--- begin Dataset section ---
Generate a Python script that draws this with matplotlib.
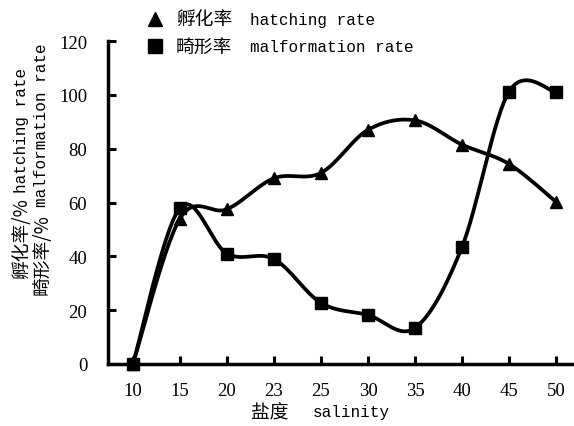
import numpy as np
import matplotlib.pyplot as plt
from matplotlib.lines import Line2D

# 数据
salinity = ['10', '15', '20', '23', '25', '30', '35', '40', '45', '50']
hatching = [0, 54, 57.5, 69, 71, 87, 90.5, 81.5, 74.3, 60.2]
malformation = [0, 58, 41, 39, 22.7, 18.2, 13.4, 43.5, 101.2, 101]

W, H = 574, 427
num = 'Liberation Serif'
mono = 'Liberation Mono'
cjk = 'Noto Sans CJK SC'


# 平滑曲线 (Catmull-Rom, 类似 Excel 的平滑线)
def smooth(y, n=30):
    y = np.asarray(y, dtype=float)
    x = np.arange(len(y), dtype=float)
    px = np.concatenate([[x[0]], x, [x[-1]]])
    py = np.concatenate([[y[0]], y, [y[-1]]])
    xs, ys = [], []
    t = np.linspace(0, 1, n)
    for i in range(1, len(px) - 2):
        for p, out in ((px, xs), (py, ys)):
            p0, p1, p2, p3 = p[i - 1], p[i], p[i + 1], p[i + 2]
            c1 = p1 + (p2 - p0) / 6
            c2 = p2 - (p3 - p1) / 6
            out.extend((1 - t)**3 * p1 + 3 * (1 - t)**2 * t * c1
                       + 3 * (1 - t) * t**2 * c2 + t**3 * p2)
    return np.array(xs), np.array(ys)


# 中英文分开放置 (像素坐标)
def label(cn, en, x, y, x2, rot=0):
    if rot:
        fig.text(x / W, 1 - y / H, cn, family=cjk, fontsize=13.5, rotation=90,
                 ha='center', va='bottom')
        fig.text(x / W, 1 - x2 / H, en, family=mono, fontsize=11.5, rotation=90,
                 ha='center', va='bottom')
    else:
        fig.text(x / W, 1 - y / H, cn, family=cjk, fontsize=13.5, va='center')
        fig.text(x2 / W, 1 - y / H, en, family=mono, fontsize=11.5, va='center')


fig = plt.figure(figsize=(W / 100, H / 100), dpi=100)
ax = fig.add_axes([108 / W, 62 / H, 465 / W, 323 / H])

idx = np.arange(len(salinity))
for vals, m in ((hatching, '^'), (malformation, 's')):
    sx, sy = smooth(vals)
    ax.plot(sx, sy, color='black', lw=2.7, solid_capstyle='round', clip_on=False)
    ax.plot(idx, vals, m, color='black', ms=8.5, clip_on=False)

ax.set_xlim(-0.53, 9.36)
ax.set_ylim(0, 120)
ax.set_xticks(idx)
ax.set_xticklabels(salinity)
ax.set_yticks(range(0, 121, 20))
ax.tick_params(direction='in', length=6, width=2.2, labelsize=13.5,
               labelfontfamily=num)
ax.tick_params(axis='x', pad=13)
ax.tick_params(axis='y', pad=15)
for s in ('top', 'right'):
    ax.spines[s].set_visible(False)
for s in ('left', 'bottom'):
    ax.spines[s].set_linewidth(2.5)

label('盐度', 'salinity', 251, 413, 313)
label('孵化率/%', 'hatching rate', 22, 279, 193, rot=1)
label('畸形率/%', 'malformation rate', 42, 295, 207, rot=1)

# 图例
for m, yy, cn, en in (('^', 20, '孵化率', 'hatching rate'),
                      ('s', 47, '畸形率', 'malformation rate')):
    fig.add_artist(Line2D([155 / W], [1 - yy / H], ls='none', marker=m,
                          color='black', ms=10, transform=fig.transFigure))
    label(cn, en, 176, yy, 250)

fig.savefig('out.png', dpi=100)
--- end Dataset section ---
Emit the lines of the material exactly, from its first line to the line containing "cjk = 'Noto Sans CJK SC'", inclusive; leave every picture out.

Exercise solution
Generate a Python script that draws this with matplotlib.
import numpy as np
import matplotlib.pyplot as plt
from matplotlib.lines import Line2D

# 数据
salinity = ['10', '15', '20', '23', '25', '30', '35', '40', '45', '50']
hatching = [0, 54, 57.5, 69, 71, 87, 90.5, 81.5, 74.3, 60.2]
malformation = [0, 58, 41, 39, 22.7, 18.2, 13.4, 43.5, 101.2, 101]

W, H = 574, 427
num = 'Liberation Serif'
mono = 'Liberation Mono'
cjk = 'Noto Sans CJK SC'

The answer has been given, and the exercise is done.